Using the “top cover” of General Clapper and General Powell, Joan skillfully kept the CINC’s and Services at bay, playing off the prospective winners against the losers.
She recognized immediately that she faced a buzz-saw. She would have to reach into the rice-bowls of the Services, Unified commands and entrenched bureaucracies and realign people and jobs. There were no databases and no one had ever attempted to account for the number of people assigned to the Commands and Theaters around the world. Honestly! What’s more, the National Reconnaissance Office was still not officially acknowledged, and thus we would stumble over little pockets of people and activities that didn’t really exist, not in the way that the books said they did. It was very strange. Further, the leadership was clearly expecting savings for re-investment, so the stage was set for intense political competition.

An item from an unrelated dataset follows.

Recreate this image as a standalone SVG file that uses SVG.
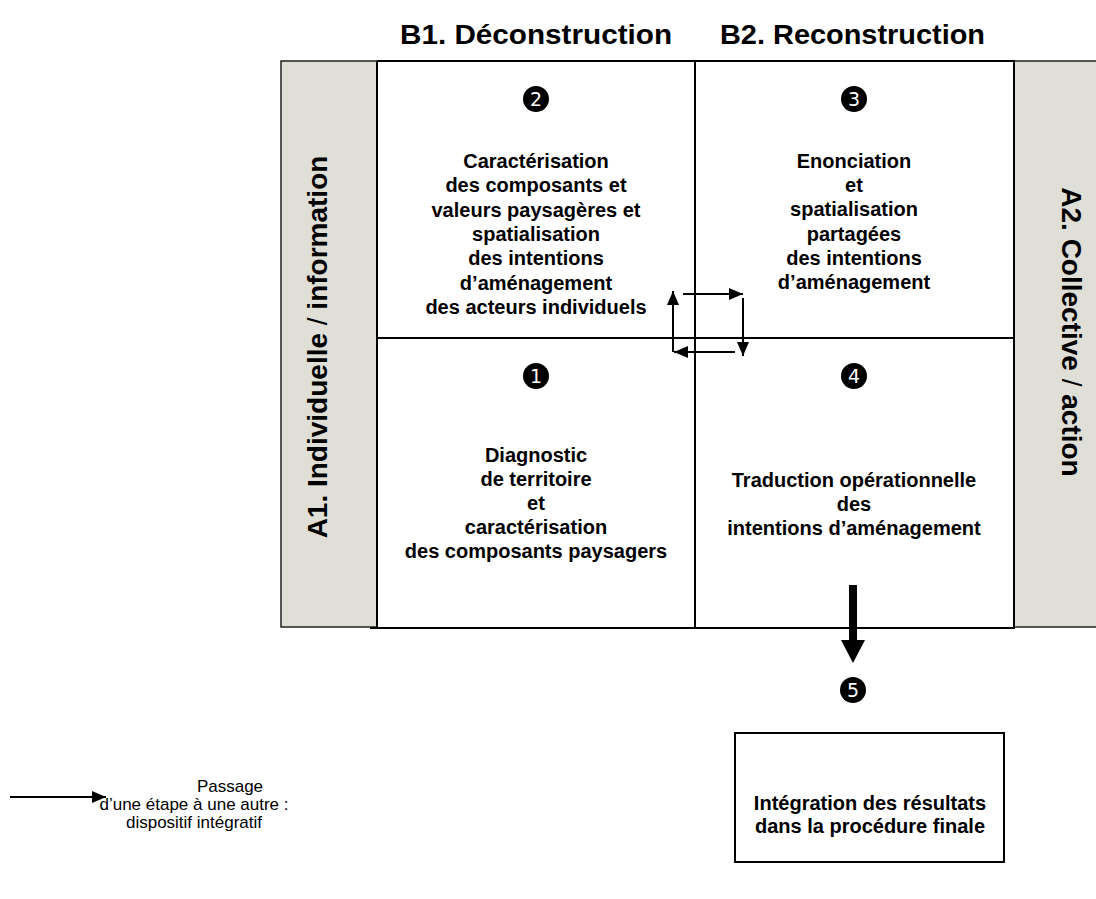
<svg xmlns="http://www.w3.org/2000/svg" width="1096" height="899" viewBox="0 0 1096 899">
<style>
.bar{fill:#DFDFD8;stroke:#222;stroke-width:1.5}
.grid{stroke:#000;stroke-width:2;fill:none}
.cell{font-family:"Liberation Sans",Arial,sans-serif;font-weight:bold;font-size:20px;fill:#000;text-anchor:middle}
.head{font-family:"Liberation Sans",Arial,sans-serif;font-weight:bold;font-size:28px;fill:#000}
.axis{font-family:"Liberation Sans",Arial,sans-serif;font-weight:bold;font-size:28px;fill:#000;text-anchor:middle}
.num{font-family:"DejaVu Sans",sans-serif;font-size:19px;fill:#fff;text-anchor:middle}
.leg{font-family:"Liberation Sans",Arial,sans-serif;font-size:17px;fill:#000;text-anchor:middle}
.conn{stroke:#000;stroke-width:2;fill:none}
</style>
<defs>
<marker id="ah" viewBox="0 0 14 12" refX="14" refY="6" markerWidth="14" markerHeight="12" markerUnits="userSpaceOnUse" orient="auto">
<path d="M0,0 L14,6 L0,12 Z" fill="#000"/>
</marker>
</defs>
<rect width="1096" height="899" fill="#fff"/>

<g id="headers">
<text class="head" x="400" y="44" textLength="272" lengthAdjust="spacingAndGlyphs">B1. Déconstruction</text>
<text class="head" x="720" y="44" textLength="265" lengthAdjust="spacingAndGlyphs">B2. Reconstruction</text>
</g>

<g id="axis-a1">
<rect class="bar" x="281" y="61" width="96" height="566"/>
<text class="axis" transform="translate(327,347) rotate(-90)">A1. Individuelle <tspan font-weight="normal">/</tspan> information</text>
</g>
<g id="axis-a2">
<rect class="bar" x="1014" y="61" width="90" height="566"/>
<text class="axis" transform="translate(1062,332) rotate(90)" font-size="27">A2. Collective <tspan font-weight="normal">/</tspan> action</text>
</g>

<g id="grid">
<path class="grid" d="M377,61 H1015 M370,628 H1015 M377,61 V628 M695,61 V628 M1014,61 V628 M377,338 H1014"/>
</g>

<g id="cell2">
<circle cx="536" cy="99" r="13"/>
<text class="num" x="536" y="106">2</text>
<text class="cell" x="536" y="168">Caractérisation</text>
<text class="cell" x="536" y="192">des composants et</text>
<text class="cell" x="536" y="217">valeurs paysagères et</text>
<text class="cell" x="536" y="241">spatialisation</text>
<text class="cell" x="536" y="265">des intentions</text>
<text class="cell" x="536" y="290">d’aménagement</text>
<text class="cell" x="536" y="314">des acteurs individuels</text>
</g>

<g id="cell3">
<circle cx="854" cy="99" r="13"/>
<text class="num" x="854" y="106">3</text>
<text class="cell" x="854" y="168">Enonciation</text>
<text class="cell" x="854" y="192">et</text>
<text class="cell" x="854" y="216">spatialisation</text>
<text class="cell" x="854" y="241">partagées</text>
<text class="cell" x="854" y="265">des intentions</text>
<text class="cell" x="854" y="289">d’aménagement</text>
</g>

<g id="cell1">
<circle cx="536" cy="376" r="13"/>
<text class="num" x="536" y="383">1</text>
<text class="cell" x="536" y="462">Diagnostic</text>
<text class="cell" x="536" y="486">de territoire</text>
<text class="cell" x="536" y="510">et</text>
<text class="cell" x="536" y="534">caractérisation</text>
<text class="cell" x="536" y="558">des composants paysagers</text>
</g>

<g id="cell4">
<circle cx="854" cy="376" r="13"/>
<text class="num" x="854" y="383">4</text>
<text class="cell" x="854" y="487">Traduction opérationnelle</text>
<text class="cell" x="854" y="511">des</text>
<text class="cell" x="854" y="535">intentions d’aménagement</text>
</g>

<g id="step5">
<circle cx="853" cy="690" r="13"/>
<text class="num" x="853" y="697">5</text>
</g>

<g id="final">
<rect x="735" y="733" width="269" height="129" fill="#fff" stroke="#000" stroke-width="2"/>
<text class="cell" x="870" y="810" font-size="19">Intégration des résultats</text>
<text class="cell" x="870" y="833" font-size="19">dans la procédure finale</text>
</g>

<g id="connectors">
<line class="conn" x1="673" y1="352" x2="673" y2="291" marker-end="url(#ah)"/>
<line class="conn" x1="683" y1="294" x2="743" y2="294" marker-end="url(#ah)"/>
<line class="conn" x1="743" y1="298" x2="743" y2="356" marker-end="url(#ah)"/>
<line class="conn" x1="735" y1="352" x2="674" y2="352" marker-end="url(#ah)"/>
<path d="M849,585 H857 V640 H865 L853,663 L841,640 H849 Z" fill="#000"/>
<line class="conn" x1="10" y1="797" x2="106" y2="797" marker-end="url(#ah)"/>
</g>

<g id="legend">
<text class="leg" x="230" y="792">Passage</text>
<text class="leg" x="194" y="810">d’une étape à une autre :</text>
<text class="leg" x="194" y="828">dispositif intégratif</text>
</g>
</svg>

In the summer of 1992 the Commands were summoned from around the world to Washington to participate in what was hoped to be a mellow collegial effort. This expectation dissipated with the vitriol that began to flow with the second vu-graph. The Commands were unified in their refusal to accept outside judgment of their missions and functions. With the basic methodology in question, the entire enterprise hung on the verge of failure.
Joan turned it around. She did it by thinking through the process. She had seen that the line managers, the iron Colonels, were not going to accept a bottom-up approach to the resource issue. There would never be agreement between peers on the division of their treasure. Accordingly, she enlisted General Clapper to turn around the Principles of the Military intelligence Board. The MIB, as it is known, had been an effective forum during the War for the Service Intelligence Chiefs to flow resources to where they were needed in the Desert. She managed to pull it off. The MIB principals agreed to the study. With that in hand, the normal process would have been to circulate the report around the Joint Staff, which is where the Big Service would have the chance to squash it like a bug. That was exactly what Army intended to do. Instead, magically, the Study bypassed the Joint Staff and flew over the transom into General Powell’s in-basket. I had drafted a really cool endorsement for him to sign, and he did.
So that is how JIC-JAC slam-dunked the U.S. Army, and how the Chairman of the Joint Chiefs came to call the JIC-JAC Study a “trailblazing effort” to restructure intelligence resources. Hundreds of billets were moved between the Commands over the course of the five-year defense plan. You can get people to accept pain, if they know it is years away, and most won’t be around to see it anyway. But the process began in 1993 and it is done now.
See, no one really believes in the out-years, even though they always come. It is sort of like elections, you know?